Maka wahai pemuda yang baru tumbuh, jadilah orang yang memiliki jiwa aqila. Sabar, tabah, dengan membiasakan diri dengan nafsul aqila. Dengan mencari keutamaan-keutamaan. Jangan mencari hal yang 'empreh-empreh' sia-sia atau sepele.

Biasakan dengan menghiasai kesempurnaan kemanusiaan. Berani, pemurah, penyayang, dan lain sebagainya. Berhias terhadap kejantanan. Menjadi laki-laki yang sejati. Tampil gagah, tidak tampil menyerupai perempuan.

Ini semua adalah hal yang ringan. Tidak berat. Terhadap manusia yang mendapat hidayah dari Allah. Karena Allah lah Sang Maha Pemberi Petunjuk.

Perbuatan yang 'empreh-empreh' misalnya, balapan motor di jalan raya, campakkan saja!
Main gaple di prapatan, tinggalkan! Cari yang utama-utama.

Orang yang mendapat hidayah dari Allah untuk menuju keutamaan, tidak memberi kesempatan ruang sedikitpun pada hawa nafsunya.

Kita itu punya 2 nafsu. Nafsu jahila, sama dengan somita. Nafsu aqila, sama dengan natiqo. Somita adalah bagi orang-orang yang mendapat hidayah Allah. Tidak ada kesempatan untuk 'hawa nafsunya' (bernafsu). Sementara natiqo, cita-citanya tidak pernah diambil. Natiqo itu bercita-cita.

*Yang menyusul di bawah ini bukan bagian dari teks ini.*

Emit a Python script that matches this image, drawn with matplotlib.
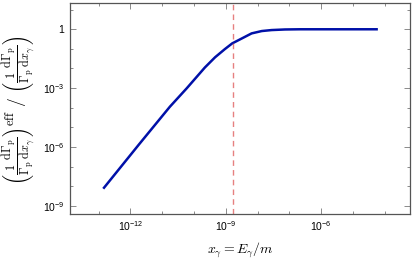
import numpy as np
import matplotlib
matplotlib.use("Agg")
import matplotlib.pyplot as plt
from matplotlib.ticker import FixedLocator, FixedFormatter, NullFormatter

# curve (log10 values)
log_x = [-12.83, -11.73, -10.76, -10.23, -9.66, -9.34, -9.03, -8.80, -8.50,
         -8.19, -7.87, -7.56, -7.14, -6.67, -4.26]
log_y = [-8.08, -5.87, -3.95, -3.01, -1.95, -1.43, -1.01, -0.72, -0.47,
         -0.21, -0.09, -0.04, -0.01, 0.0, 0.0]
x_cut = 1.62e-9  # dashed vertical line

xticks = [1e-12, 1e-9, 1e-6]
xticklabels = ["10$^{-12}$", "10$^{-9}$", "10$^{-6}$"]
yticks = [1e-9, 1e-6, 1e-3, 1]
yticklabels = ["10$^{-9}$", "10$^{-6}$", "10$^{-3}$", "1"]

plt.rcParams['font.family'] = ['Liberation Sans', 'DejaVu Sans']
plt.rcParams['mathtext.fontset'] = 'custom'
plt.rcParams['mathtext.rm'] = 'Liberation Sans'
plt.rcParams['mathtext.it'] = 'Liberation Sans:italic'

fig = plt.figure(figsize=(4.15, 2.59), dpi=100)
ax = fig.add_axes([70 / 415, 45 / 259, 340 / 415, 211 / 259])

xs = 10.0 ** np.array(log_x)
ys = 10.0 ** np.array(log_y)
ax.plot(xs, ys, color='#0010a8', lw=1.8, solid_joinstyle='round')
ax.axvline(x_cut, color='#e06060', lw=1.0, ls=(0, (4, 3)), alpha=0.8)

ax.set_xscale('log')
ax.set_yscale('log')
ax.set_xlim(10 ** -13.9, 10 ** -3.21)
ax.set_ylim(10 ** -9.42, 10 ** 1.34)

ax.xaxis.set_major_locator(FixedLocator(xticks))
ax.xaxis.set_major_formatter(FixedFormatter(xticklabels))
ax.xaxis.set_minor_locator(FixedLocator([10.0 ** k for k in range(-14, -2)]))
ax.xaxis.set_minor_formatter(NullFormatter())
ax.yaxis.set_major_locator(FixedLocator(yticks))
ax.yaxis.set_major_formatter(FixedFormatter(yticklabels))
ax.yaxis.set_minor_locator(FixedLocator([10.0 ** k for k in range(-10, 2)]))
ax.yaxis.set_minor_formatter(NullFormatter())

ax.tick_params(which='both', direction='in', top=True, right=True,
               colors='#777777', labelcolor='black', labelsize=7.5, width=0.6)
ax.tick_params(which='major', length=4, pad=4)
ax.tick_params(which='minor', length=2.5)
for s in ax.spines.values():
    s.set_color('#555555')
    s.set_linewidth(0.9)

ax.set_xlabel(r'$x_\gamma = E_\gamma/m$', fontsize=10, math_fontfamily='cm')
ax.xaxis.set_label_coords(0.5, -0.125)
ax.set_ylabel(r'$\left(\frac{1}{\Gamma_{\rm p}}\frac{\mathrm{d}\Gamma_{\rm p}}{\mathrm{d}x_\gamma}\right)^{\rm eff}'
              r'\ /\ \left(\frac{1}{\Gamma_{\rm p}}\frac{\mathrm{d}\Gamma_{\rm p}}{\mathrm{d}x_\gamma}\right)$',
              fontsize=12.5, math_fontfamily='cm')
ax.yaxis.set_label_coords(-0.097, 0.49)

fig.savefig('out.png', dpi=100)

Manusia bukan hewan. Tidak memberi ruang pada nafsu somita. Keluar dari 'martail khayawaniyah' ke 'baiatil insaniyah'. Keluar dari lingkungan hewan ke lingkungan manusia.

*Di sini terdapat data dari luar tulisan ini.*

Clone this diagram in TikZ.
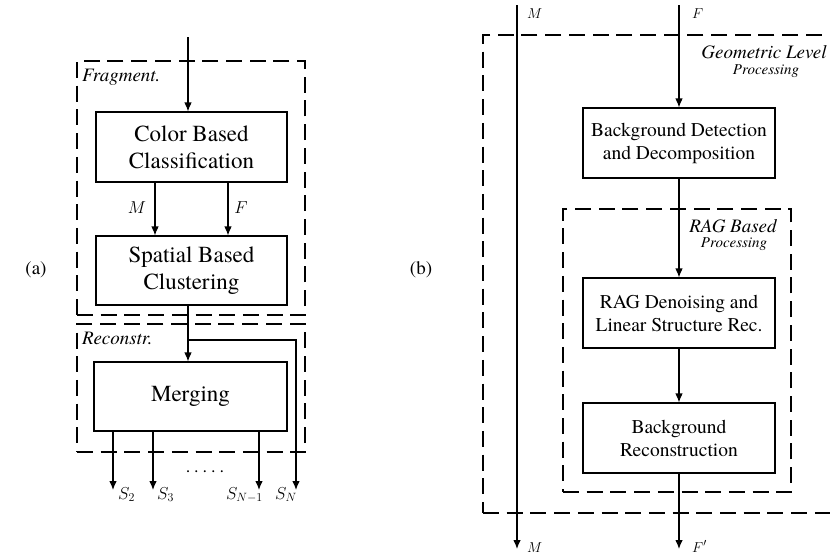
\documentclass[tikz,border=0pt]{standalone}
\usepackage{fontspec}
\setmainfont{texgyretermes-regular.otf}[ItalicFont=texgyretermes-italic.otf, BoldFont=texgyretermes-bold.otf]
\usetikzlibrary{arrows.meta}
\begin{document}
\begin{tikzpicture}[x=1pt,y=-1pt,
 box/.style={draw, line width=1.1pt, minimum width=192pt, minimum height=70pt, inner sep=0pt, align=center},
 lbox/.style={box, font=\fontsize{23}{27}\selectfont},
 rbox/.style={box, font=\fontsize{19.5}{23}\selectfont},
 region/.style={draw, dash pattern=on 16pt off 7.7pt, line width=1.2pt, inner sep=0pt},
 arr/.style={-{Latex[length=9pt,width=7.5pt]}, line width=1.1pt},
 tag/.style={font=\fontsize{19}{22}\selectfont\itshape, inner sep=0pt},
 subtag/.style={font=\fontsize{15}{17}\selectfont\itshape, inner sep=0pt},
 ml/.style={font=\fontsize{15.5}{18}\selectfont, inner sep=0pt},
 mlL/.style={font=\fontsize{18}{21}\selectfont, inner sep=0pt},
 captext/.style={font=\fontsize{19}{22}\selectfont, inner sep=0pt},
]
\useasboundingbox (0,0) rectangle (830,554);

% ---------- (a) ----------
\node[captext] (capa) at (36,270) {(a)};
\node[region, minimum width=228pt, minimum height=254pt] (frag) at (191,188) {};
\node[region, minimum width=228pt, minimum height=128pt] (recon) at (191,388) {};
\node[tag, anchor=base west] (fragt) at (82,81) {Fragment.};
\node[tag, anchor=base west] (recont) at (82,344) {Reconstr.};

\node[lbox, minimum width=191pt] (cbc) at (191.5,147) {Color Based\\Classification};
\node[lbox, minimum width=191pt, minimum height=69pt] (sbc) at (191.5,270.5) {Spatial Based\\Clustering};
\node[lbox, minimum width=193pt, minimum height=69pt] (mrg) at (190.5,396.5) {Merging};

\coordinate (in) at (188,37);
\coordinate (mx) at (155,0);
\coordinate (fx) at (228,0);
\coordinate (br) at (188,340);
\coordinate (sN) at (296,490);
\coordinate (s2) at (113,490);
\coordinate (s3) at (153,490);
\coordinate (sN1) at (259,490);

\draw[arr] (in) -- (in |- cbc.north);
\draw[arr] (cbc.south -| mx) -- (sbc.north -| mx);
\draw[arr] (cbc.south -| fx) -- (sbc.north -| fx);
\draw[arr] (sbc.south -| in) -- (mrg.north -| in);
\draw[arr] (br) -| (sN);
\draw[arr] (mrg.south -| s2) -- (s2);
\draw[arr] (mrg.south -| s3) -- (s3);
\draw[arr] (mrg.south -| sN1) -- (sN1);

\node[mlL, anchor=base] (lm) at (137,213) {$M$};
\node[mlL, anchor=base] (lf) at (241,213) {$F$};
\node[mlL, anchor=base west] (ls2) at (118,499) {$S_2$};
\node[mlL, anchor=base west] (ls3) at (157,499) {$S_3$};
\node[mlL, anchor=base east] (lsn1) at (263,499) {$S_{N-1}$};
\node[mlL, anchor=base east] (lsn) at (297,499) {$S_N$};
\node[mlL, anchor=base] (dots) at (205,472) {.\hspace{4pt}.\hspace{4pt}.\hspace{4pt}.\hspace{4pt}.};

% ---------- (b) ----------
\node[captext] (capb) at (421,270) {(b)};
\node[region, minimum width=357pt, minimum height=478pt] (geo) at (661.5,274) {};
\node[region, minimum width=228pt, minimum height=283pt] (ragr) at (677,350.5) {};
\node[tag, anchor=base] (geot) at (764,58) {Geometric Level};
\node[subtag, anchor=base] (geop) at (766,74) {Processing};
\node[tag, anchor=base] (ragt) at (733,232) {RAG Based};
\node[subtag, anchor=base] (ragp) at (734,247) {Processing};

\node[rbox] (bd) at (679,143) {Background Detection\\and Decomposition};
\node[rbox] (rag) at (679,313) {RAG Denoising and\\Linear Structure Rec.};
\node[rbox] (brc) at (679,438) {Background\\Reconstruction};

\coordinate (mt) at (517,5);
\coordinate (mb) at (517,549);
\coordinate (ft) at (679,5);
\coordinate (fb) at (679,549);
\draw[arr] (mt) -- (mb);
\draw[arr] (ft) -- (bd.north);
\draw[arr] (bd.south) -- (rag.north);
\draw[arr] (rag.south) -- (brc.north);
\draw[arr] (brc.south) -- (fb);

\node[ml, anchor=base west] (rmt) at (527,19) {$M$};
\node[ml, anchor=base west] (rft) at (692,19) {$F$};
\node[ml, anchor=base west] (rmb) at (527,552) {$M$};
\node[ml, anchor=base west] (rfb) at (692,552) {$F'$};
\end{tikzpicture}
\end{document}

Gusti Allah akan membalas orang yang sabar dalam mendidik dirinya sendiri. Mengangkat derajatnya ke maqam yang dapat hidayah dari tempat kebingungan.

Wahai pemuda, didiklah dirimu sendiri untuk melakukan hal-hal mulia. Bukan hal yang penuh kesia-siaan.

Maka pada akhirnya nanti akan mendapatkan kebahagiaan 2 perkampungan, dunia dan akhirat. Mendapatkan kebahagiaan 2 kehidupan, dunia dan akhirat. Serta 2 kebaikan, dunia dan akhirat.